The pending reduction to the Federal Emergency Management Agency’s disaster relief account is part of a massive spending bill that the House is scheduled to consider next week when lawmakers return from their August recess. The $876 million cut, which is included in the 1,305-page measure’s homeland security section, pays for roughly half the cost of Trump’s down payment on the U.S.-Mexico border wall that the president repeatedly promised Mexico would finance.

It seems sure that GOP leaders will move to reverse it next week as floodwaters cover Houston, the nation’s fourth-largest city, and tens of thousands of Texans have sought refuge in shelters. There’s only $2.3 billion remaining in federal disaster coffers.

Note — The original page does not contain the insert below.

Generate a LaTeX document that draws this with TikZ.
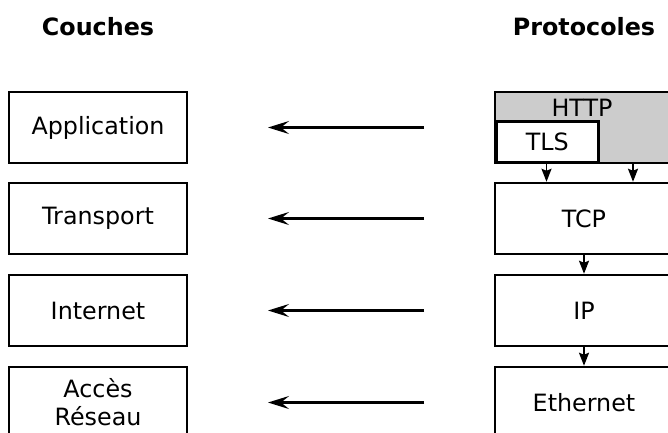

The disaster relief cut was proposed well before Harvey and the politically bad optics are sure to lead lawmakers to do an about face, though that would create a money crunch in homeland security accounts.

The FEMA cut is the handiwork of House Appropriations Committee Chairman Rodney Frelinghuysen, R-N.J. – the major force behind a $50 billion-plus 2013 Superstorm Sandy recovery package – and Rep. John Carter, whose home state of Texas is suffering badly from Harvey.

“Circumstances have changed significantly since the bill was drafted earlier this summer,” Appropriations Committee spokeswoman Jennifer Hing said Wednesday. “Given the current situation, the committee is reassessing the issue.”

Harvey aid is a fresh addition to an agenda already packed with must-do tasks and multiple legislative deadlines: Passing a stopgap spending bill to avert a government shutdown; increasing the government’s borrowing authority to prevent a market-quaking default on U.S. obligations; and paving the way for a GOP rewrite of the U.S. tax code.